Under 810 ILCS 5/9 et seq., goods sent from one party (consignor; often manufacturer) to another party (consignee; a merchant) will only qualify as a consignment under and be governed by Article 9 of the Uniform Commercial Code if the goods are delivered to a merchant for the purpose of sale, are valued in excess of $1,000 and are not be consumer goods in the hands of the person making delivery to the merchant. Furthermore, the merchant must deal in goods of the kind under his own name and not that of the consignor, the merchant cannot be an auctioneer and the merchant cannot generally be known by its creditors to be substantially engaged in selling goods of others in order to qualify.
If the transaction does not meet the definition of consignment under Article 9, either because the consignment is of consumer goods, the merchant does not qualify under the Code or the aggregate value of the goods is less than $1,000, Article 9 of the Uniform Commercial Code is not applicable. If Article 9 does not apply, then the consignor is not offered the protections of the Uniform Commercial Code and the consignor cannot obtain and perfect a purchase-money security interest in the consignor’s inventory.
Under the Uniform Commercial Code, inventory is defined as a kind of secured property that is fungible and changes over time. As old inventory is sold or used and new inventory is purchased, the whole of the goods still remains inventory regardless of when it is acquired. That is important to note because once a creditor perfects a security interest in a debtor’s inventory, all after-acquired inventory falls under that originally perfected security interest. This means that a creditor’s security interest in a debtor’s inventory can be broadly identified as inventory without having to specify what is exactly contained within that description and can cover after-acquired goods.
The reason it is important to understand the definition of inventory and what a creditor’s security interest in the inventory of a debtor means in relation to consigned goods is because of the potential affect it could have on the consignor’s inventory in the hands of a consignee. If the consignee is a debtor to a creditor who has perfected a security interest in the consignee’s inventory prior to the consignor delivering its goods to the consignee, the creditor could potentially obtain a security interest in the consignor’s goods as inventory of the consignee/debtor. That creditor’s perfected security interest in the consignee’s inventory could ultimately affect the ability of the consignor to have its goods returned from the consignee or to receive payment from the consignee for goods sold under the consignment arrangement.
Therefore, in order for a consignor to have lien priority over of an existing creditor with a perfected security interest in the consignee’s inventory, the consignor must: (1) have a perfected purchase-money security interest in consigned goods prior to the time the consignee receives possession of the property by filing a UCC-1 financing statement; (2) must send notice of the intended delivery to the creditor with a perfected security interest in the consignee’s inventory; (3) the creditor with a perfected security interest in the consignee’s inventory must receive the notice within five years before the consignee receives possession of the property; and (4) the notice must tell the creditor with a perfected security interest in the consignee’s inventory that the consignor intends to acquire a purchase-money security interest in its inventory and must describe the inventory to be sold by the consignee.

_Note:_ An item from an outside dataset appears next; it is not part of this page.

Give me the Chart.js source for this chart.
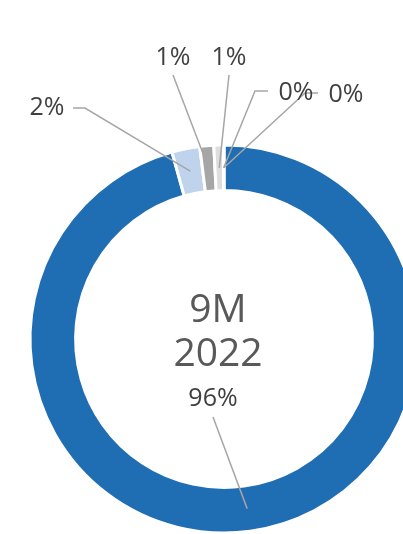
<!DOCTYPE html>
<html>
<head>
<meta charset="utf-8">
<script src="https://cdn.jsdelivr.net/npm/chart.js@4.4.1/dist/chart.umd.min.js"></script>
<style>
  html, body { margin: 0; padding: 0; background: #fff; overflow: hidden; width: 403px; height: 534px; }
  #wrap { position: absolute; left: 0; top: 0; width: 448px; height: 678px; }
</style>
</head>
<body>
<div id="wrap"><canvas id="chart" width="448" height="678"></canvas></div>
<script>
// data
const categories  = ['Segment A', 'Segment B', 'Segment C', 'Segment D', 'Segment E', 'Segment F'];
const shares      = [95.68, 2.32, 1.16, 0.8, 0.02, 0.02];
const sliceColors = ['#1f6db3', '#bfd3ec', '#a6a6a6', '#dedede', '#dedede', '#dedede'];
const centerLines = ['9M', '2022'];

// label placement, relative to the doughnut centre (text centre, line start, optional elbow)
const LABEL_LAYOUT = [
  { tx: -11,  ty: 60,   sx: -11,  sy: 78 },
  { tx: -177, ty: -231, sx: -151, sy: -231, ex: -139, ey: -231 },
  { tx: -51,  ty: -281, sx: -51,  sy: -264 },
  { tx: 5,    ty: -281, sx: 5,    sy: -264 },
  { tx: 72,   ty: -246, sx: 44,   sy: -248, ex: 31, ey: -248 },
  { tx: 122,  ty: -244, sx: 94,   sy: -246, ex: 81, ey: -246 },
];

const FONT = '"Open Sans", "DejaVu Sans", sans-serif';

const leaderLabels = {
  id: 'leaderLabels',
  afterDraw(chart) {
    const ctx  = chart.ctx;
    const arcs = chart.getDatasetMeta(0).data;
    if (!arcs.length) return;
    const cx = arcs[0].x, cy = arcs[0].y;

    ctx.save();
    // leader lines
    ctx.strokeStyle = '#a6a6a6';
    ctx.lineWidth   = 1.5;
    arcs.forEach((arc, i) => {
      const L = LABEL_LAYOUT[i];
      const p = arc.getProps(['startAngle', 'endAngle', 'innerRadius', 'outerRadius'], true);
      const mid = (p.startAngle + p.endAngle) / 2;
      const r   = (p.innerRadius + p.outerRadius) / 2;
      ctx.beginPath();
      ctx.moveTo(cx + L.sx, cy + L.sy);
      if (L.ex !== undefined) ctx.lineTo(cx + L.ex, cy + L.ey);
      ctx.lineTo(cx + Math.cos(mid) * r, cy + Math.sin(mid) * r);
      ctx.stroke();
    });

    // percentages
    ctx.fillStyle    = '#404040';
    ctx.font         = '25px ' + FONT;
    ctx.textAlign    = 'center';
    ctx.textBaseline = 'middle';
    arcs.forEach((arc, i) => {
      const L = LABEL_LAYOUT[i];
      ctx.fillText(Math.round(shares[i]) + '%', cx + L.tx, cy + L.ty);
    });

    // centre title
    ctx.fillStyle = '#595959';
    ctx.font      = '39px ' + FONT;
    ctx.fillText(centerLines[0], cx - 6, cy - 28);
    ctx.fillText(centerLines[1], cx - 6, cy + 16);
    ctx.restore();
  }
};

new Chart(document.getElementById('chart').getContext('2d'), {
  type: 'doughnut',
  data: {
    labels: categories,
    datasets: [{
      data:            shares,
      backgroundColor: sliceColors,
      borderColor:     '#ffffff',
      borderWidth:     3,
    }],
  },
  options: {
    responsive: false,
    animation:  false,
    devicePixelRatio: 1,
    radius: 194,
    cutout: '76.5%',
    plugins: {
      legend:  { display: false },
      tooltip: { enabled: false },
    },
  },
  plugins: [leaderLabels],
});
</script>
</body>
</html>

Typically under Article 9 of the Uniform Commercial Code, the filing place for the UCC-1 financing statement (a nationally required form) is the state where the debtor is located. The consignor must submit two (2) copies of the financing statement with a self-addressed stamped envelope. One will be filed at the filing office of the state and the second will be returned to the consignor as an acknowledgement copy. Forms should be typed in 12 point font, Times New Roman style type and in all capital letters. The alternative designation section in line item 5 of the UCC-1 financing statement should be checked in the consignee/consignor box when filing it in connection with consignment agreements. The consignor’s and consignee’s signatures are not required on the UCC-1 financing statement filed with the state, as it is the responsibility of the consignor to ensure it has all the proper legal documentation to prove its interest in the consignment inventory.
Under the Uniform Commercial Code, a financing statement is effective for five (5) years after the date of filing. The effectiveness of a filed financing statement lapses on the expiration of the period of its effectiveness (5 years from date of original filing) unless a continuation statement is filed before the end of the five (5) year period. A continuation statement may be filed only within six (6) months before the expiration of the five (5) year period. Upon the timely filed continuation statement, the effectiveness of the initial financing statement continues for a period of five (5) years commencing on the day on which the financing statement would have become ineffective in the absence of the continuation statement filing (e.g. ten 10 years from the original filing date).
The Uniform Commercial Code Division (UCC) serves as the state repository for financing statements regarding security interests in Illinois. Illinois charges a filing fee of $20.00 for all written financing statements.